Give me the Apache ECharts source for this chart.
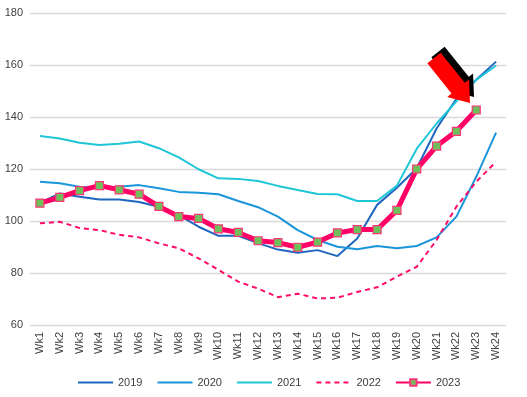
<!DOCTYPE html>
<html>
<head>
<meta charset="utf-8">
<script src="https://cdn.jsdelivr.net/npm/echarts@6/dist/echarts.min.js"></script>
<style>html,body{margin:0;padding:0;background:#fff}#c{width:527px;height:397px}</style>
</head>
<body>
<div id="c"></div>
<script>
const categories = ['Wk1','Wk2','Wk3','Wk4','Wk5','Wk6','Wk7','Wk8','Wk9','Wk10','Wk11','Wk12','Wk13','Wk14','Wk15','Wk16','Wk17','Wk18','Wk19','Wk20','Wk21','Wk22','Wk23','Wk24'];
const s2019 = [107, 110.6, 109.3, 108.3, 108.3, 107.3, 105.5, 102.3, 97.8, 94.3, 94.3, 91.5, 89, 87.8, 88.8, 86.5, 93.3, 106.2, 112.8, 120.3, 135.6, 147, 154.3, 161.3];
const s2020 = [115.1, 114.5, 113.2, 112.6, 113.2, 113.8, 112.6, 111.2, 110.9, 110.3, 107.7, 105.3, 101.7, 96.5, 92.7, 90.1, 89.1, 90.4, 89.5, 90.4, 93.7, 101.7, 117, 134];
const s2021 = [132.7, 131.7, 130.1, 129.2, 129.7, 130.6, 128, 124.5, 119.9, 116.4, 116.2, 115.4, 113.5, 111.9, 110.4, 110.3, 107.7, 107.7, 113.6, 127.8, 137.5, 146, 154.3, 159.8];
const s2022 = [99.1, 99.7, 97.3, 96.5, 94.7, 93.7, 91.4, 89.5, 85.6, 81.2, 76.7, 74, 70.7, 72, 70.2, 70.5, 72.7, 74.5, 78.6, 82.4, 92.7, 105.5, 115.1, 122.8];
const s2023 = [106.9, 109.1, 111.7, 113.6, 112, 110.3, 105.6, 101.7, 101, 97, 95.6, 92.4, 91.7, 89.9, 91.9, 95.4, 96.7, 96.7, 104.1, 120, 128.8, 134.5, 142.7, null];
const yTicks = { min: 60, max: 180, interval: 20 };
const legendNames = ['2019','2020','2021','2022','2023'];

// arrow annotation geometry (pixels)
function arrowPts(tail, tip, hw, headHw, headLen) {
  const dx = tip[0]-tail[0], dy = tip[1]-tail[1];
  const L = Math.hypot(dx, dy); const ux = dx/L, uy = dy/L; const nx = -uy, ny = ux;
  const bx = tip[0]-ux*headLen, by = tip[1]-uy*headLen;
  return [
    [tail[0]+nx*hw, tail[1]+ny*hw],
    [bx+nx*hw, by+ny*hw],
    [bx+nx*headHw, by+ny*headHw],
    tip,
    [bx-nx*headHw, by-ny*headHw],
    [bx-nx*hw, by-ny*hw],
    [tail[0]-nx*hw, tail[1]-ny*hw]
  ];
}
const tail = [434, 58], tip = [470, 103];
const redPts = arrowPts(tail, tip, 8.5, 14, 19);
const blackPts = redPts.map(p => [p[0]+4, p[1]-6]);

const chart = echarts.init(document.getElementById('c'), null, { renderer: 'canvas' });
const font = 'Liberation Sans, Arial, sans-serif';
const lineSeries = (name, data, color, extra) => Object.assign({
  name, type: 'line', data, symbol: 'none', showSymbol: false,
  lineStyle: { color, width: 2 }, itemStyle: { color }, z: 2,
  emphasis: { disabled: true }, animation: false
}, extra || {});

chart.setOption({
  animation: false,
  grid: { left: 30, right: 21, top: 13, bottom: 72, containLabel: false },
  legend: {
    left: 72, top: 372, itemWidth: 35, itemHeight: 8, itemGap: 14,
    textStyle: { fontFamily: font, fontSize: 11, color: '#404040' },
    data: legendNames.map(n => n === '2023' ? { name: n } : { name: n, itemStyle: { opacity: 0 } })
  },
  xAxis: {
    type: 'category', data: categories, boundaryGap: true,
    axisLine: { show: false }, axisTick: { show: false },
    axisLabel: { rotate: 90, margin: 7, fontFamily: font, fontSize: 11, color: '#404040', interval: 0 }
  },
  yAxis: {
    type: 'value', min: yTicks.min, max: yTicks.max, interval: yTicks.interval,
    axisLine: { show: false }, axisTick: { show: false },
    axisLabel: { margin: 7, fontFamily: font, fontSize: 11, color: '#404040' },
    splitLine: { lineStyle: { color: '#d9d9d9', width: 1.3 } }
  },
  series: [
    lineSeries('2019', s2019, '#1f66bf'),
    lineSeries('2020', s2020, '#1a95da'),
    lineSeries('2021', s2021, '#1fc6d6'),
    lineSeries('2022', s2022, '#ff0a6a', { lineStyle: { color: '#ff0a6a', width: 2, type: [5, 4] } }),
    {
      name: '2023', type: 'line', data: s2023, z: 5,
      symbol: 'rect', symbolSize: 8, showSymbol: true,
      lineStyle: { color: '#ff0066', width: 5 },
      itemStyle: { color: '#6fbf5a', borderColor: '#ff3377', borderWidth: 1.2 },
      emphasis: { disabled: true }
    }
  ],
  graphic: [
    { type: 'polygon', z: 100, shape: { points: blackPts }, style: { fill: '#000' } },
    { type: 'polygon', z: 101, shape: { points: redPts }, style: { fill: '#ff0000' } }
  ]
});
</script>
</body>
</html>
====
INSTRUCTIONS TO FOLLOW: Omit every picture, then repeat the remaining data exactly as it appears above.

RESPONSE:
Give me the Apache ECharts source for this chart.
<!DOCTYPE html>
<html>
<head>
<meta charset="utf-8">
<script src="https://cdn.jsdelivr.net/npm/echarts@6/dist/echarts.min.js"></script>
<style>html,body{margin:0;padding:0;background:#fff}#c{width:527px;height:397px}</style>
</head>
<body>
<div id="c"></div>
<script>
const categories = ['Wk1','Wk2','Wk3','Wk4','Wk5','Wk6','Wk7','Wk8','Wk9','Wk10','Wk11','Wk12','Wk13','Wk14','Wk15','Wk16','Wk17','Wk18','Wk19','Wk20','Wk21','Wk22','Wk23','Wk24'];
const s2019 = [107, 110.6, 109.3, 108.3, 108.3, 107.3, 105.5, 102.3, 97.8, 94.3, 94.3, 91.5, 89, 87.8, 88.8, 86.5, 93.3, 106.2, 112.8, 120.3, 135.6, 147, 154.3, 161.3];
const s2020 = [115.1, 114.5, 113.2, 112.6, 113.2, 113.8, 112.6, 111.2, 110.9, 110.3, 107.7, 105.3, 101.7, 96.5, 92.7, 90.1, 89.1, 90.4, 89.5, 90.4, 93.7, 101.7, 117, 134];
const s2021 = [132.7, 131.7, 130.1, 129.2, 129.7, 130.6, 128, 124.5, 119.9, 116.4, 116.2, 115.4, 113.5, 111.9, 110.4, 110.3, 107.7, 107.7, 113.6, 127.8, 137.5, 146, 154.3, 159.8];
const s2022 = [99.1, 99.7, 97.3, 96.5, 94.7, 93.7, 91.4, 89.5, 85.6, 81.2, 76.7, 74, 70.7, 72, 70.2, 70.5, 72.7, 74.5, 78.6, 82.4, 92.7, 105.5, 115.1, 122.8];
const s2023 = [106.9, 109.1, 111.7, 113.6, 112, 110.3, 105.6, 101.7, 101, 97, 95.6, 92.4, 91.7, 89.9, 91.9, 95.4, 96.7, 96.7, 104.1, 120, 128.8, 134.5, 142.7, null];
const yTicks = { min: 60, max: 180, interval: 20 };
const legendNames = ['2019','2020','2021','2022','2023'];

// arrow annotation geometry (pixels)
function arrowPts(tail, tip, hw, headHw, headLen) {
  const dx = tip[0]-tail[0], dy = tip[1]-tail[1];
  const L = Math.hypot(dx, dy); const ux = dx/L, uy = dy/L; const nx = -uy, ny = ux;
  const bx = tip[0]-ux*headLen, by = tip[1]-uy*headLen;
  return [
    [tail[0]+nx*hw, tail[1]+ny*hw],
    [bx+nx*hw, by+ny*hw],
    [bx+nx*headHw, by+ny*headHw],
    tip,
    [bx-nx*headHw, by-ny*headHw],
    [bx-nx*hw, by-ny*hw],
    [tail[0]-nx*hw, tail[1]-ny*hw]
  ];
}
const tail = [434, 58], tip = [470, 103];
const redPts = arrowPts(tail, tip, 8.5, 14, 19);
const blackPts = redPts.map(p => [p[0]+4, p[1]-6]);

const chart = echarts.init(document.getElementById('c'), null, { renderer: 'canvas' });
const font = 'Liberation Sans, Arial, sans-serif';
const lineSeries = (name, data, color, extra) => Object.assign({
  name, type: 'line', data, symbol: 'none', showSymbol: false,
  lineStyle: { color, width: 2 }, itemStyle: { color }, z: 2,
  emphasis: { disabled: true }, animation: false
}, extra || {});

chart.setOption({
  animation: false,
  grid: { left: 30, right: 21, top: 13, bottom: 72, containLabel: false },
  legend: {
    left: 72, top: 372, itemWidth: 35, itemHeight: 8, itemGap: 14,
    textStyle: { fontFamily: font, fontSize: 11, color: '#404040' },
    data: legendNames.map(n => n === '2023' ? { name: n } : { name: n, itemStyle: { opacity: 0 } })
  },
  xAxis: {
    type: 'category', data: categories, boundaryGap: true,
    axisLine: { show: false }, axisTick: { show: false },
    axisLabel: { rotate: 90, margin: 7, fontFamily: font, fontSize: 11, color: '#404040', interval: 0 }
  },
  yAxis: {
    type: 'value', min: yTicks.min, max: yTicks.max, interval: yTicks.interval,
    axisLine: { show: false }, axisTick: { show: false },
    axisLabel: { margin: 7, fontFamily: font, fontSize: 11, color: '#404040' },
    splitLine: { lineStyle: { color: '#d9d9d9', width: 1.3 } }
  },
  series: [
    lineSeries('2019', s2019, '#1f66bf'),
    lineSeries('2020', s2020, '#1a95da'),
    lineSeries('2021', s2021, '#1fc6d6'),
    lineSeries('2022', s2022, '#ff0a6a', { lineStyle: { color: '#ff0a6a', width: 2, type: [5, 4] } }),
    {
      name: '2023', type: 'line', data: s2023, z: 5,
      symbol: 'rect', symbolSize: 8, showSymbol: true,
      lineStyle: { color: '#ff0066', width: 5 },
      itemStyle: { color: '#6fbf5a', borderColor: '#ff3377', borderWidth: 1.2 },
      emphasis: { disabled: true }
    }
  ],
  graphic: [
    { type: 'polygon', z: 100, shape: { points: blackPts }, style: { fill: '#000' } },
    { type: 'polygon', z: 101, shape: { points: redPts }, style: { fill: '#ff0000' } }
  ]
});
</script>
</body>
</html>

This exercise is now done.